** START Provided data **

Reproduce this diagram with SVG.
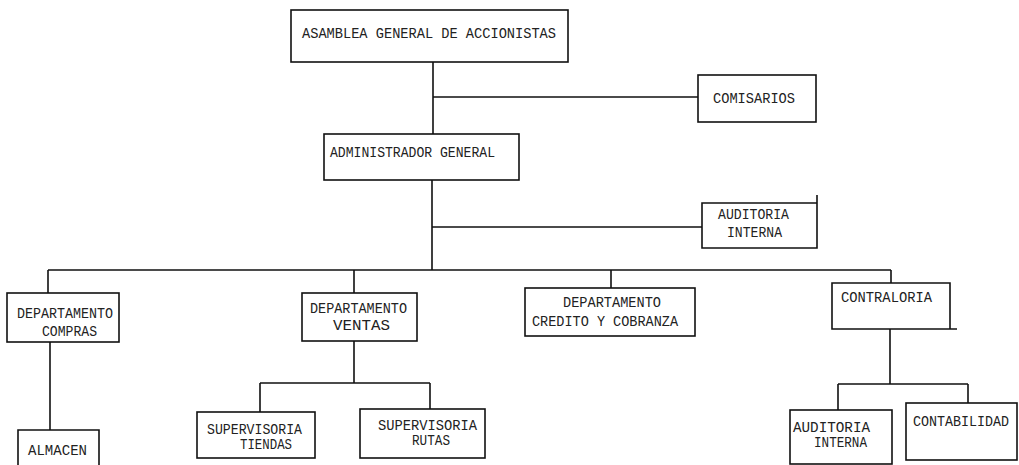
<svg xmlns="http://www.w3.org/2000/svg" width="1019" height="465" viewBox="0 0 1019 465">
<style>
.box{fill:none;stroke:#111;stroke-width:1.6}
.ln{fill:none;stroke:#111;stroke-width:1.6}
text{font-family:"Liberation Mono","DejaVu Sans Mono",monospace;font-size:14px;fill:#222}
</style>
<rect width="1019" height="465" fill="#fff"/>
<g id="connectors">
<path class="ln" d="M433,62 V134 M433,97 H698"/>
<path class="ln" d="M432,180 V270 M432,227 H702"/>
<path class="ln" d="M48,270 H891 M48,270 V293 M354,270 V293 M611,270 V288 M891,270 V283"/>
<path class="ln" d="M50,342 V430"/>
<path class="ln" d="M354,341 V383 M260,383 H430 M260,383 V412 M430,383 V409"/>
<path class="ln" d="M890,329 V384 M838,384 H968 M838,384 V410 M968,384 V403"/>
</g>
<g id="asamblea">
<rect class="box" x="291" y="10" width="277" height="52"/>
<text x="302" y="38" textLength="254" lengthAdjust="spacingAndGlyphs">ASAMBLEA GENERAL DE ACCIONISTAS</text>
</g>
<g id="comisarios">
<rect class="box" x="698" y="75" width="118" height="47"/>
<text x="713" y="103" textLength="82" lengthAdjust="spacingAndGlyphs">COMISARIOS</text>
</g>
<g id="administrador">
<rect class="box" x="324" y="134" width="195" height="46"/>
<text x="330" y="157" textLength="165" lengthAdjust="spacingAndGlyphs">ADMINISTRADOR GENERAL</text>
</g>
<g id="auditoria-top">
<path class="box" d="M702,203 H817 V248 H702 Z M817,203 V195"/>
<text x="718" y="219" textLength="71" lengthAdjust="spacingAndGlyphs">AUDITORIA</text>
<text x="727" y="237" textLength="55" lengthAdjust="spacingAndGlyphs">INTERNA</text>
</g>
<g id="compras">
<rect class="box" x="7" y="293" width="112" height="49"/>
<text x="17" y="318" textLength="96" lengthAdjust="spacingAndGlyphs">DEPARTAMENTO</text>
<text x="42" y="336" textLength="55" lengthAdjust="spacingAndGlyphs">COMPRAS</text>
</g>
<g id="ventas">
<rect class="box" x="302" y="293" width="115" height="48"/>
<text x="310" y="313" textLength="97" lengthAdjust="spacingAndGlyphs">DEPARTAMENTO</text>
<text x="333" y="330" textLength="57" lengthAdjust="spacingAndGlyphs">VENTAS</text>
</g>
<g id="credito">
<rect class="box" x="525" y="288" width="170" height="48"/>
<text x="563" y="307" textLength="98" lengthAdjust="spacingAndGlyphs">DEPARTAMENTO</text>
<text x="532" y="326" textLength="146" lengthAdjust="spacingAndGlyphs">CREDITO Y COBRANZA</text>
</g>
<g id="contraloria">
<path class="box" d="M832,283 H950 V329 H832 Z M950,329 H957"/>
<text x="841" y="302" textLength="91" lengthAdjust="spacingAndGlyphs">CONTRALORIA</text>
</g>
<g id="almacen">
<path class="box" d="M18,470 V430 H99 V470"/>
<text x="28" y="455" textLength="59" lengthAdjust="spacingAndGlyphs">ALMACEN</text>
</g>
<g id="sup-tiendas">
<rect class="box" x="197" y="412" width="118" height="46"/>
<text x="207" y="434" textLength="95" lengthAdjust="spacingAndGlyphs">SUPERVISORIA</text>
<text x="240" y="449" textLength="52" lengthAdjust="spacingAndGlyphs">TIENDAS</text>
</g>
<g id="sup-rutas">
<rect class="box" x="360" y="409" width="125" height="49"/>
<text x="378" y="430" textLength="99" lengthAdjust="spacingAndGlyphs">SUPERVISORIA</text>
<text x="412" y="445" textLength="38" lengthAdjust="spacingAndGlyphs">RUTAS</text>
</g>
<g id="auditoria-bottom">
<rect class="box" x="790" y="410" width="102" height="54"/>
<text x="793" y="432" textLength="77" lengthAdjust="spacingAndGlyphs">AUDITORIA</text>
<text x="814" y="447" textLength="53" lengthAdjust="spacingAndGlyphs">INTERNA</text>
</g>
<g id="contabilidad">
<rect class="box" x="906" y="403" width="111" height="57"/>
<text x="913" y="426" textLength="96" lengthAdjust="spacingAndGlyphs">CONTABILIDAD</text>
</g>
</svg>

** END Provided data **

# [Task objective]
Drop the images and repeat the data exactly.

# [Exercise output]
Reproduce this diagram with SVG.
<svg xmlns="http://www.w3.org/2000/svg" width="1019" height="465" viewBox="0 0 1019 465">
<style>
.box{fill:none;stroke:#111;stroke-width:1.6}
.ln{fill:none;stroke:#111;stroke-width:1.6}
text{font-family:"Liberation Mono","DejaVu Sans Mono",monospace;font-size:14px;fill:#222}
</style>
<rect width="1019" height="465" fill="#fff"/>
<g id="connectors">
<path class="ln" d="M433,62 V134 M433,97 H698"/>
<path class="ln" d="M432,180 V270 M432,227 H702"/>
<path class="ln" d="M48,270 H891 M48,270 V293 M354,270 V293 M611,270 V288 M891,270 V283"/>
<path class="ln" d="M50,342 V430"/>
<path class="ln" d="M354,341 V383 M260,383 H430 M260,383 V412 M430,383 V409"/>
<path class="ln" d="M890,329 V384 M838,384 H968 M838,384 V410 M968,384 V403"/>
</g>
<g id="asamblea">
<rect class="box" x="291" y="10" width="277" height="52"/>
<text x="302" y="38" textLength="254" lengthAdjust="spacingAndGlyphs">ASAMBLEA GENERAL DE ACCIONISTAS</text>
</g>
<g id="comisarios">
<rect class="box" x="698" y="75" width="118" height="47"/>
<text x="713" y="103" textLength="82" lengthAdjust="spacingAndGlyphs">COMISARIOS</text>
</g>
<g id="administrador">
<rect class="box" x="324" y="134" width="195" height="46"/>
<text x="330" y="157" textLength="165" lengthAdjust="spacingAndGlyphs">ADMINISTRADOR GENERAL</text>
</g>
<g id="auditoria-top">
<path class="box" d="M702,203 H817 V248 H702 Z M817,203 V195"/>
<text x="718" y="219" textLength="71" lengthAdjust="spacingAndGlyphs">AUDITORIA</text>
<text x="727" y="237" textLength="55" lengthAdjust="spacingAndGlyphs">INTERNA</text>
</g>
<g id="compras">
<rect class="box" x="7" y="293" width="112" height="49"/>
<text x="17" y="318" textLength="96" lengthAdjust="spacingAndGlyphs">DEPARTAMENTO</text>
<text x="42" y="336" textLength="55" lengthAdjust="spacingAndGlyphs">COMPRAS</text>
</g>
<g id="ventas">
<rect class="box" x="302" y="293" width="115" height="48"/>
<text x="310" y="313" textLength="97" lengthAdjust="spacingAndGlyphs">DEPARTAMENTO</text>
<text x="333" y="330" textLength="57" lengthAdjust="spacingAndGlyphs">VENTAS</text>
</g>
<g id="credito">
<rect class="box" x="525" y="288" width="170" height="48"/>
<text x="563" y="307" textLength="98" lengthAdjust="spacingAndGlyphs">DEPARTAMENTO</text>
<text x="532" y="326" textLength="146" lengthAdjust="spacingAndGlyphs">CREDITO Y COBRANZA</text>
</g>
<g id="contraloria">
<path class="box" d="M832,283 H950 V329 H832 Z M950,329 H957"/>
<text x="841" y="302" textLength="91" lengthAdjust="spacingAndGlyphs">CONTRALORIA</text>
</g>
<g id="almacen">
<path class="box" d="M18,470 V430 H99 V470"/>
<text x="28" y="455" textLength="59" lengthAdjust="spacingAndGlyphs">ALMACEN</text>
</g>
<g id="sup-tiendas">
<rect class="box" x="197" y="412" width="118" height="46"/>
<text x="207" y="434" textLength="95" lengthAdjust="spacingAndGlyphs">SUPERVISORIA</text>
<text x="240" y="449" textLength="52" lengthAdjust="spacingAndGlyphs">TIENDAS</text>
</g>
<g id="sup-rutas">
<rect class="box" x="360" y="409" width="125" height="49"/>
<text x="378" y="430" textLength="99" lengthAdjust="spacingAndGlyphs">SUPERVISORIA</text>
<text x="412" y="445" textLength="38" lengthAdjust="spacingAndGlyphs">RUTAS</text>
</g>
<g id="auditoria-bottom">
<rect class="box" x="790" y="410" width="102" height="54"/>
<text x="793" y="432" textLength="77" lengthAdjust="spacingAndGlyphs">AUDITORIA</text>
<text x="814" y="447" textLength="53" lengthAdjust="spacingAndGlyphs">INTERNA</text>
</g>
<g id="contabilidad">
<rect class="box" x="906" y="403" width="111" height="57"/>
<text x="913" y="426" textLength="96" lengthAdjust="spacingAndGlyphs">CONTABILIDAD</text>
</g>
</svg>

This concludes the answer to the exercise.